From what I’d previously read and heard about Ms. Musgrave, she didn’t appear to really set the world on fire, in and out of her own party. Ms. Markey seemed to me a friendly person, but I was never quite sure of her accomplishments and got the impression she was just running as the typical Democrat going for the anti-Republican or anti-Musgrave vote but not a lot behind her. After the Longmont event and this debate, I did get a little more feel for her experience, especially in relation to her small business.
But what struck me about this debate and her previous comments was that Ms. Markey doesn’t really speak to the specifics of this district. Most of her comments were the same generic Democratic talking points that you can hear from any candidate in any state or district. Ms.

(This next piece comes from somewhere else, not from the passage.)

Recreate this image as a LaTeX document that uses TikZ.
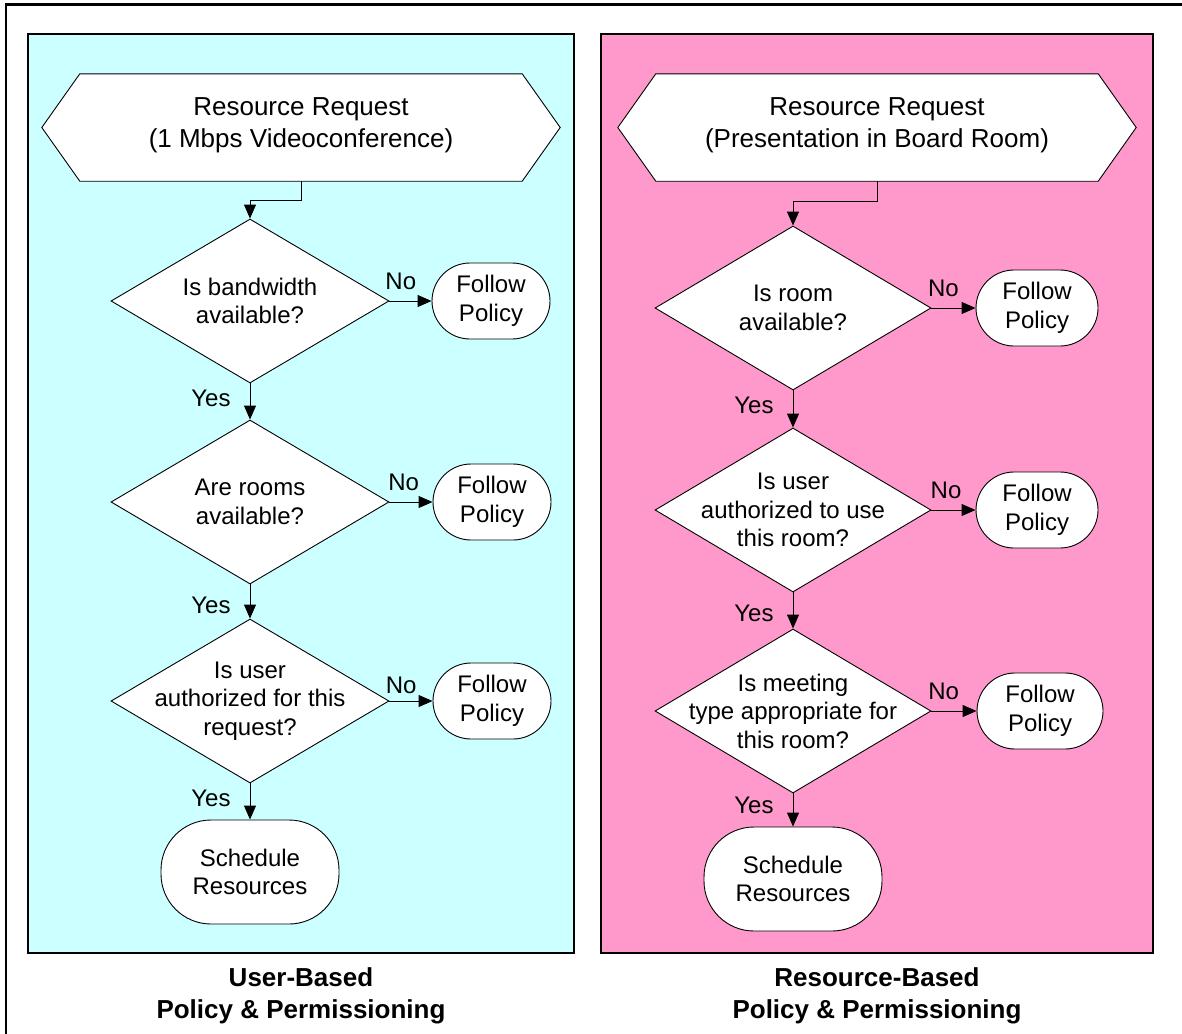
\documentclass[tikz,border=0pt]{standalone}
\usepackage{fontspec}
\setmainfont{Liberation Sans}
\usetikzlibrary{shapes.geometric,arrows.meta}
\definecolor{cyanbg}{HTML}{CCFFFF}
\definecolor{pinkbg}{HTML}{FF99CC}
\tikzset{
 decbox/.style={diamond, draw, fill=white, line width=0.9pt, inner sep=0pt, minimum width=278pt, minimum height=164pt},
 dtext/.style={align=center, inner sep=0pt, font=\fontsize{24}{28.5}\selectfont},
 termbox/.style={draw, fill=white, line width=0.9pt, rounded corners=38pt, minimum width=118pt, minimum height=76pt, align=center, inner sep=0pt, font=\fontsize{24}{28.5}\selectfont},
 schedbox/.style={termbox, rounded corners=50pt, minimum width=178pt, minimum height=104pt},
 hexbox/.style={minimum width=442pt, minimum height=107pt, inner sep=0pt},
 hexline/.style={draw, fill=white, line width=0.9pt},
 hextext/.style={align=center, inner sep=0pt, font=\fontsize{26}{32}\selectfont},
 arr/.style={line width=0.9pt, -{Triangle[length=14pt,width=12pt]}},
 lbl/.style={font=\fontsize{24}{28}\selectfont, inner sep=2pt},
 panelbox/.style={draw, line width=2pt},
 captxt/.style={align=center, inner sep=0pt, font=\fontsize{26}{32}\selectfont\bfseries}
}
\begin{document}
\begin{tikzpicture}[x=1pt,y=-1pt]
\useasboundingbox (0,0) rectangle (1182,1033);
\clip (0,0) rectangle (1182,1033);
\fill[white] (0,0) rectangle (1182,1033);
% outer frame (cut off at right and bottom)
\draw[line width=2.5pt] (6,1045) -- (6,4.5) -- (1195,4.5);
% panels
\draw[panelbox, fill=cyanbg] (27.5,34.5) rectangle (573.5,953);
\draw[panelbox, fill=pinkbg] (601,34.5) rectangle (1153,953);

% ---------- left panel ----------
\node[hexbox] (h1) at (301,127.5) {};
\draw[hexline] (h1.north west) -- (h1.north east) -- ([xshift=38pt]h1.east) -- (h1.south east) -- (h1.south west) -- ([xshift=-38pt]h1.west) -- cycle;
\node[hextext] (h1t) at ([yshift=2pt]h1.center) {Resource Request\\(1 Mbps Videoconference)};

\node[decbox] (a1) at (250,301) {};
\node[dtext] (a1t) at (a1) {Is bandwidth\\available?};
\node[termbox] (af1) at (491,301) {Follow\\Policy};

\node[decbox] (a2) at (250,502) {};
\node[dtext] (a2t) at (a2) {Are rooms\\available?};
\node[termbox] (af2) at (492,502) {Follow\\Policy};

\node[decbox] (a3) at (250,701) {};
\node[dtext] (a3t) at (a3) {Is user\\authorized for this\\request?};
\node[termbox] (af3) at (492,701) {Follow\\Policy};

\node[schedbox] (as) at (250,872) {Schedule\\Resources};

\draw[arr] (h1.south) -- ++(0,19) -| (a1.north);
\draw[arr] (a1.east) -- node[lbl, pos=0.27, above=9pt] {No} (af1.west);
\draw[arr] (a2.east) -- node[lbl, pos=0.33, above=9pt] {No} (af2.west);
\draw[arr] (a3.east) -- node[lbl, pos=0.27, above=5pt] {No} (af3.west);
\draw[arr] (a1.south) -- node[lbl, pos=0.4, left=17pt] {Yes} (a2.north);
\draw[arr] (a2.south) -- node[lbl, pos=0.6, left=17pt] {Yes} (a3.north);
\draw[arr] (a3.south) -- node[lbl, pos=0.4, left=17pt] {Yes} (as.north);

\node[captxt] (c1) at (301,996) {User-Based\\Policy \& Permissioning};

% ---------- right panel ----------
\node[hexbox] (h2) at (877,127.5) {};
\draw[hexline] (h2.north west) -- (h2.north east) -- ([xshift=38pt]h2.east) -- (h2.south east) -- (h2.south west) -- ([xshift=-38pt]h2.west) -- cycle;
\node[hextext] (h2t) at ([yshift=2pt]h2.center) {Resource Request\\(Presentation in Board Room)};

\node[decbox, minimum width=276pt] (b1) at (793,308) {};
\node[dtext] (b1t) at (b1) {Is room\\available?};
\node[termbox, minimum width=122pt] (bf1) at (1037,308) {Follow\\Policy};

\node[decbox, minimum width=276pt] (b2) at (793,510) {};
\node[dtext] (b2t) at (b2) {Is user\\authorized to use\\this room?};
\node[termbox, minimum width=122pt] (bf2) at (1037,510) {Follow\\Policy};

\node[decbox, minimum width=276pt] (b3) at (793,711) {};
\node[dtext] (b3t) at (b3) {Is meeting\\type appropriate for\\this room?};
\node[termbox, minimum width=126pt] (bf3) at (1040,711) {Follow\\Policy};

\node[schedbox] (bs) at (793,879) {Schedule\\Resources};

\draw[arr] (h2.south) -- ++(0,20) -| (b1.north);
\draw[arr] (b1.east) -- node[lbl, pos=0.27, above=9pt] {No} (bf1.west);
\draw[arr] (b2.east) -- node[lbl, pos=0.33, above=9pt] {No} (bf2.west);
\draw[arr] (b3.east) -- node[lbl, pos=0.27, above=9pt] {No} (bf3.west);
\draw[arr] (b1.south) -- node[lbl, pos=0.4, left=17pt] {Yes} (b2.north);
\draw[arr] (b2.south) -- node[lbl, pos=0.57, left=17pt] {Yes} (b3.north);
\draw[arr] (b3.south) -- node[lbl, pos=0.35, left=17pt] {Yes} (bs.north);

\node[captxt] (c2) at (877,996) {Resource-Based\\Policy \& Permissioning};
\end{tikzpicture}
\end{document}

Musgrave by comparison often brought up her own experience in Washington and how it relates to people and cities within the district she represents.
A couple of points on this debate: Ms. Musgrave was on the attack and her shots appeared to hit more effectively than Ms. Markey’s. She brought up a YouTube video of Ms. Markey saying “You say drill. I say no. Debate’s over” to oil drilling, which brings up a question of when it really happened (during the DNC?), and who filmed and uploaded it (friend of Markey’s or Musgrave’s?), there were two versions of that story.
The other shot Ms. Musgrave took was this “women owned business” issue that her representative leveled at Ms. Markey at the Longmont event. Ms. Markey skated around this again and tried to be a little too fine with her comment that her company never sought contracts as a woman owned business, but Ms. Musgrave provided quotes from Ms. Markey and information on her companies website that are clearly contradictory on this subject. We probably haven’t heard the last of this issue.
Ms. Markey tried to hit Ms. Musgrave on money she’s taken from Wall Street bankers. But this backfired when Ms. Musgrave pointed out that those contributions were from small community banks and credit unions.
In summary, Ms. Musgrave showed much more knowledge of who she’s working for, which is probably why the Denver Post, of all newspapers, recently endorsed her. Personally, I was surprised at the strength of her performance and easy familiarity with the issues and her district.
Perhaps it was nerves and first time on a stage like this, but Ms. Markey was not nearly at ease and fell back on the obvious, stuff we’ve already heard and already know. While Ms. Markey may have a bright future in politics, voters should be considering knowledge and experience. In this race, there’s really no comparison. Can’t believe I’m about to agree with the Denver Post (thanks, by the way for printing me often in YourHub!), but as they said: “Musgrave has earned a fourth term.”